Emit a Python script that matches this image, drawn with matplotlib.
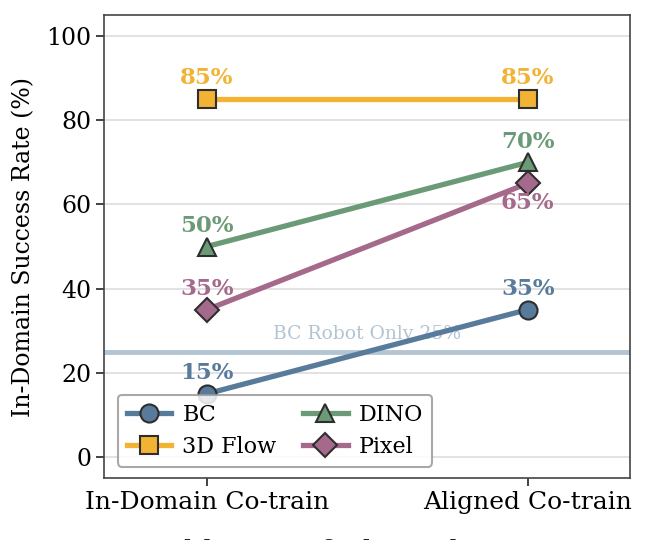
import numpy as np
import matplotlib.pyplot as plt

plt.rcParams['font.family'] = 'DejaVu Serif'

conditions = ['In-Domain Co-train', 'Aligned Co-train']
methods = ['BC', '3D Flow', 'DINO', 'Pixel']
bc = [15, 35]
flow3d = [85, 85]
dino = [50, 70]
pixel = [35, 65]
baseline = 25

colors = {'BC': '#587b9b', '3D Flow': '#f2b233', 'DINO': '#6b9a76', 'Pixel': '#a56a8b'}
markers = {'BC': 'o', '3D Flow': 's', 'DINO': '^', 'Pixel': 'D'}
values = {'BC': bc, '3D Flow': flow3d, 'DINO': dino, 'Pixel': pixel}
# label placement: +1 above marker, -1 below
label_side = {'BC': [1, 1], '3D Flow': [1, 1], 'DINO': [1, 1], 'Pixel': [1, -1]}

fig = plt.figure(figsize=(6.6, 5.4), dpi=100)
ax = fig.add_axes([0.158, 0.115, 0.797, 0.857])

x = np.arange(len(conditions))

ax.axhline(baseline, color='#b3c4d3', lw=3.5, zorder=1)
ax.text(0.5, baseline + 2.0, 'BC Robot Only 25%', color='#b3c4d3', fontsize=13.5,
        ha='center', va='bottom', zorder=1)

for m in methods:
    ax.plot(x, values[m], color=colors[m], lw=3.8, marker=markers[m],
            markersize=13 if m != 'Pixel' else 12, markerfacecolor=colors[m],
            markeredgecolor='#2e2e2e', markeredgewidth=1.5, label=m, zorder=3)
    for xi, v, s in zip(x, values[m], label_side[m]):
        ax.annotate(f'{v}%', (xi, v), xytext=(0, 15 if s > 0 else -14),
                    textcoords='offset points', ha='center', va='center',
                    fontsize=16.5, fontweight='bold', color=colors[m], zorder=4)

ax.set_xlim(-0.32, 1.32)
ax.set_ylim(-5, 105)
ax.set_xticks(x)
ax.set_xticklabels(conditions, fontsize=18)
ax.set_yticks([0, 20, 40, 60, 80, 100])
ax.tick_params(axis='y', labelsize=17, length=6, width=1.2, color='#222222')
ax.tick_params(axis='x', length=6, width=1.2, color='#222222')
ax.set_ylabel('In-Domain Success Rate (%)', fontsize=17, labelpad=8)
ax.yaxis.grid(True, color='#dddddd', lw=1.2, zorder=0)
ax.set_axisbelow(True)
for sp in ax.spines.values():
    sp.set_color('#444444')
    sp.set_linewidth(1.2)

leg = ax.legend(loc='lower left', ncol=2, fontsize=16, frameon=True,
                fancybox=True, edgecolor='#999999', framealpha=0.85,
                handlelength=2.0, handletextpad=0.5, columnspacing=1.2,
                borderpad=0.4, labelspacing=0.45, bbox_to_anchor=(0.005, 0.0))
leg.get_frame().set_linewidth(1.5)

fig.text(0.0, -0.056, 'Figure 8:  Ablation of Aligned Co-Train', fontsize=22,
         color='#222222', ha='left', va='bottom')

fig.savefig('out.png', dpi=100)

== Problem ==
Up to and including the line with "plt.rcParams['font.family'] = 'DejaVu Serif'", copy the data above from its first line. Skip pictures.

== Complete response ==
Emit a Python script that matches this image, drawn with matplotlib.
import numpy as np
import matplotlib.pyplot as plt

plt.rcParams['font.family'] = 'DejaVu Serif'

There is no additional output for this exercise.